**Work to complete**
Images are not part of the copy; transcribe all the data exactly.

**Provided entries**

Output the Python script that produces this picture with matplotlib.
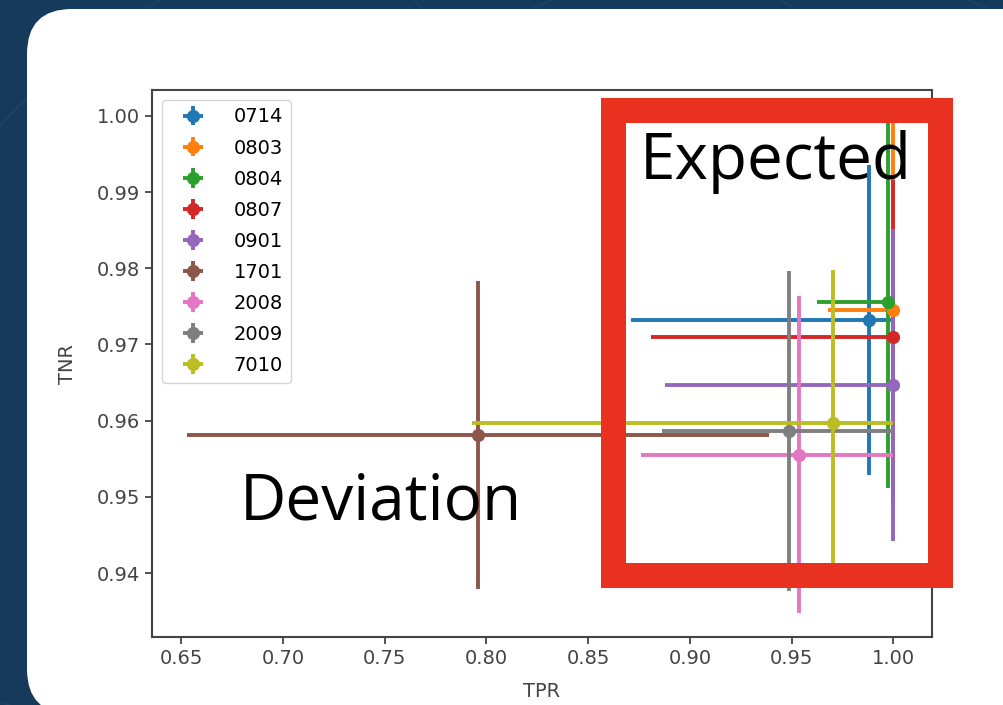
import matplotlib
matplotlib.use("Agg")
import matplotlib.pyplot as plt
from matplotlib.patches import FancyBboxPatch, Rectangle, Circle
from matplotlib.transforms import IdentityTransform

# ---- data ----
names = ['0714', '0803', '0804', '0807', '0901', '1701', '2008', '2009', '7010']
tpr = [0.988, 1.000, 0.9975, 1.000, 1.000, 0.796, 0.9535, 0.9487, 0.9703]
tnr = [0.9732, 0.9745, 0.9756, 0.9710, 0.9647, 0.9581, 0.9555, 0.9587, 0.9597]
tpr_err_low = [0.117, 0.032, 0.035, 0.119, 0.112, 0.143, 0.0775, 0.0625, 0.1776]
tpr_err_high = [0.012, 0.0, 0.0025, 0.0, 0.0, 0.143, 0.0465, 0.0513, 0.0297]
tnr_err = [0.0204, 0.0255, 0.0244, 0.0206, 0.0205, 0.0202, 0.0208, 0.0210, 0.0201]
xticks = [0.65, 0.70, 0.75, 0.80, 0.85, 0.90, 0.95, 1.00]
yticks = [0.94, 0.95, 0.96, 0.97, 0.98, 0.99, 1.00]

W, H = 1004, 705
fig = plt.figure(figsize=(W / 100, H / 100), dpi=100)
fig.patch.set_facecolor('#163a5b')

# faint decorative arcs in the slide background
for (cx, cy, r) in [(470, 560, 640), (760, 520, 560), (120, 300, 420)]:
    fig.add_artist(Circle((cx, H - cy), r, transform=IdentityTransform(),
                          fill=False, edgecolor='#2a5273', lw=0.8, alpha=0.5, zorder=-20))

# white rounded slide panel
panel = FancyBboxPatch((27, H - 714), 1040, 705, transform=IdentityTransform(),
                       boxstyle='round,pad=0,rounding_size=45',
                       facecolor='white', edgecolor='none', zorder=-10)
fig.add_artist(panel)

ax = fig.add_axes([152 / W, (H - 637) / H, 780 / W, 547 / H])
ax.set_facecolor('white')

for i, name in enumerate(names):
    ax.errorbar(tpr[i], tnr[i],
                xerr=[[tpr_err_low[i]], [tpr_err_high[i]]],
                yerr=tnr_err[i], fmt='o', color=f'C{i}',
                markersize=8.5, elinewidth=2.8, label=name)

ax.set_xlim(0.6356, 1.019)
ax.set_ylim(0.9316, 1.0034)
ax.set_xticks(xticks)
ax.set_yticks(yticks)
ax.set_xticklabels([f'{v:.2f}' for v in xticks])
ax.set_yticklabels([f'{v:.2f}' for v in yticks])
ax.tick_params(labelsize=14, colors='#444444', length=5, width=1.3)
for s in ax.spines.values():
    s.set_color('#444444')
    s.set_linewidth(1.5)
ax.set_xlabel('TPR', fontsize=14, color='#444444', labelpad=10)
ax.set_ylabel('TNR', fontsize=14, color='#444444', labelpad=14)

leg = ax.legend(loc='upper left', fontsize=14, labelspacing=0.62,
                handlelength=2.4, handletextpad=0.9, frameon=True)
leg.get_frame().set_edgecolor('#cccccc')

# red highlight box drawn over the chart
fig.add_artist(Rectangle((612.5 / W, (H - 574.5) / H), 328 / W, 465 / H,
                         transform=fig.transFigure, fill=False,
                         edgecolor='#e8321f', lw=18, joinstyle='miter', zorder=5))

fig.text(640 / W, (H - 179) / H, 'Expected', fontsize=46, family='Open Sans',
         color='black', ha='left', va='baseline', zorder=6)
fig.text(240 / W, (H - 519) / H, 'Deviation', fontsize=46, family='Open Sans',
         color='black', ha='left', va='baseline', zorder=6)

fig.savefig('out.png', dpi=100, facecolor=fig.get_facecolor())
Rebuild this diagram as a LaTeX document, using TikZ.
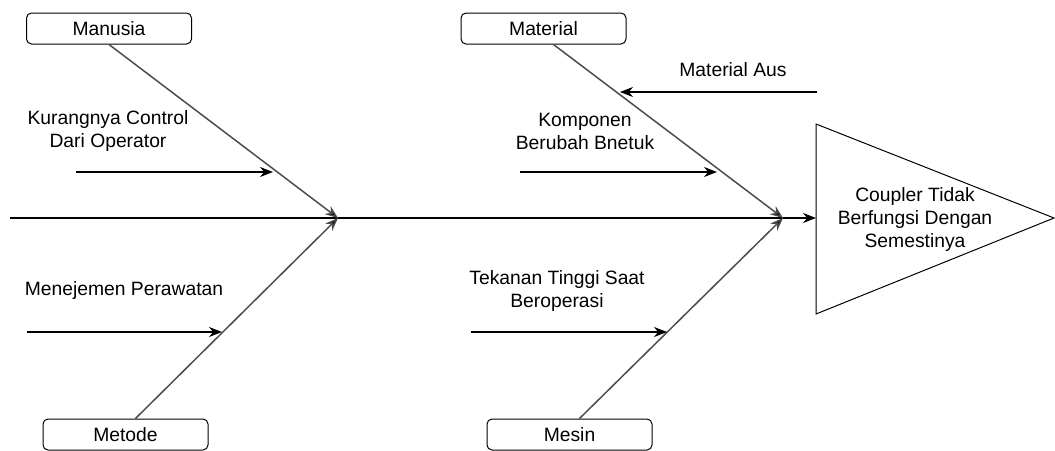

**Expected answer**
Output the Python script that produces this picture with matplotlib.
import matplotlib
matplotlib.use("Agg")
import matplotlib.pyplot as plt
from matplotlib.patches import FancyBboxPatch, Rectangle, Circle
from matplotlib.transforms import IdentityTransform

# ---- data ----
names = ['0714', '0803', '0804', '0807', '0901', '1701', '2008', '2009', '7010']
tpr = [0.988, 1.000, 0.9975, 1.000, 1.000, 0.796, 0.9535, 0.9487, 0.9703]
tnr = [0.9732, 0.9745, 0.9756, 0.9710, 0.9647, 0.9581, 0.9555, 0.9587, 0.9597]
tpr_err_low = [0.117, 0.032, 0.035, 0.119, 0.112, 0.143, 0.0775, 0.0625, 0.1776]
tpr_err_high = [0.012, 0.0, 0.0025, 0.0, 0.0, 0.143, 0.0465, 0.0513, 0.0297]
tnr_err = [0.0204, 0.0255, 0.0244, 0.0206, 0.0205, 0.0202, 0.0208, 0.0210, 0.0201]
xticks = [0.65, 0.70, 0.75, 0.80, 0.85, 0.90, 0.95, 1.00]
yticks = [0.94, 0.95, 0.96, 0.97, 0.98, 0.99, 1.00]

W, H = 1004, 705
fig = plt.figure(figsize=(W / 100, H / 100), dpi=100)
fig.patch.set_facecolor('#163a5b')

# faint decorative arcs in the slide background
for (cx, cy, r) in [(470, 560, 640), (760, 520, 560), (120, 300, 420)]:
    fig.add_artist(Circle((cx, H - cy), r, transform=IdentityTransform(),
                          fill=False, edgecolor='#2a5273', lw=0.8, alpha=0.5, zorder=-20))

# white rounded slide panel
panel = FancyBboxPatch((27, H - 714), 1040, 705, transform=IdentityTransform(),
                       boxstyle='round,pad=0,rounding_size=45',
                       facecolor='white', edgecolor='none', zorder=-10)
fig.add_artist(panel)

ax = fig.add_axes([152 / W, (H - 637) / H, 780 / W, 547 / H])
ax.set_facecolor('white')

for i, name in enumerate(names):
    ax.errorbar(tpr[i], tnr[i],
                xerr=[[tpr_err_low[i]], [tpr_err_high[i]]],
                yerr=tnr_err[i], fmt='o', color=f'C{i}',
                markersize=8.5, elinewidth=2.8, label=name)

ax.set_xlim(0.6356, 1.019)
ax.set_ylim(0.9316, 1.0034)
ax.set_xticks(xticks)
ax.set_yticks(yticks)
ax.set_xticklabels([f'{v:.2f}' for v in xticks])
ax.set_yticklabels([f'{v:.2f}' for v in yticks])
ax.tick_params(labelsize=14, colors='#444444', length=5, width=1.3)
for s in ax.spines.values():
    s.set_color('#444444')
    s.set_linewidth(1.5)
ax.set_xlabel('TPR', fontsize=14, color='#444444', labelpad=10)
ax.set_ylabel('TNR', fontsize=14, color='#444444', labelpad=14)

leg = ax.legend(loc='upper left', fontsize=14, labelspacing=0.62,
                handlelength=2.4, handletextpad=0.9, frameon=True)
leg.get_frame().set_edgecolor('#cccccc')

# red highlight box drawn over the chart
fig.add_artist(Rectangle((612.5 / W, (H - 574.5) / H), 328 / W, 465 / H,
                         transform=fig.transFigure, fill=False,
                         edgecolor='#e8321f', lw=18, joinstyle='miter', zorder=5))

fig.text(640 / W, (H - 179) / H, 'Expected', fontsize=46, family='Open Sans',
         color='black', ha='left', va='baseline', zorder=6)
fig.text(240 / W, (H - 519) / H, 'Deviation', fontsize=46, family='Open Sans',
         color='black', ha='left', va='baseline', zorder=6)

fig.savefig('out.png', dpi=100, facecolor=fig.get_facecolor())
Rebuild this diagram as a LaTeX document, using TikZ.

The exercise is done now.